Novel "hot exciton" blue fluorophores for high performance fluorescent/phosphorescent hybrid white organic light-emitting diodes with superhigh phosphorescent dopant concentration and improved efficiency roll-off.

Abstract

Two blue fluorophores with excellent hybridized local and charge-transfer (HLCT) and "hot exciton" properties were developed as the blue emitter and the host for orange-red phosphor to achieve highly efficient fluorescent/phosphorescent (F/P) hybrid white organic light-emitting diodes (WOLEDs) in a single-emissive-layer single-dopant (SEML-SD) architecture even at a high concentration of phosphorescent dopant. In the devices, part of the triplet excitons of the blue fluorophores can be utilized to realize reverse intersystem crossing from the triplet excited states to the singlet excited states for blue emission, and the diffusion volume range of the triplet excitons is reduced significantly.
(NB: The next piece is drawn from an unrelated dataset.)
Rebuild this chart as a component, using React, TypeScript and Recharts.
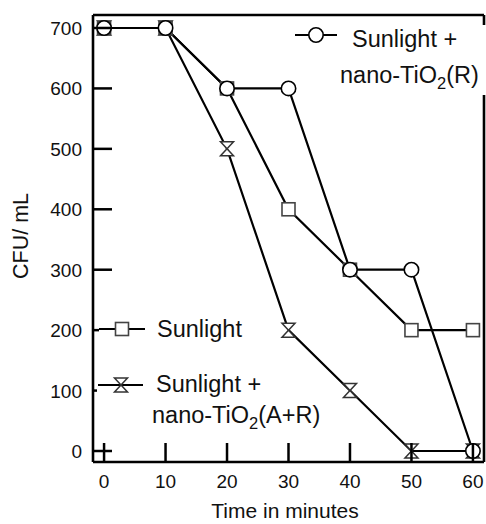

When the phosphorescent dopant concentration is up to 1.0 wt %, which is ten times higher than the traditional single-EML-SD F/P hybrid WOLEDs, highly efficient white emission was still achieved with maximum total external quantum efficiency (EQE) of 23.8%, current efficiency (CE) of 56.1 cd A(-1), and power efficiency (PE) of 62.9 lm W(1-). The results will supply a novel method for obtaining high efficiency F/P hybrid WOLEDs in a SEML-SD architecture with easily controllable doping concentration.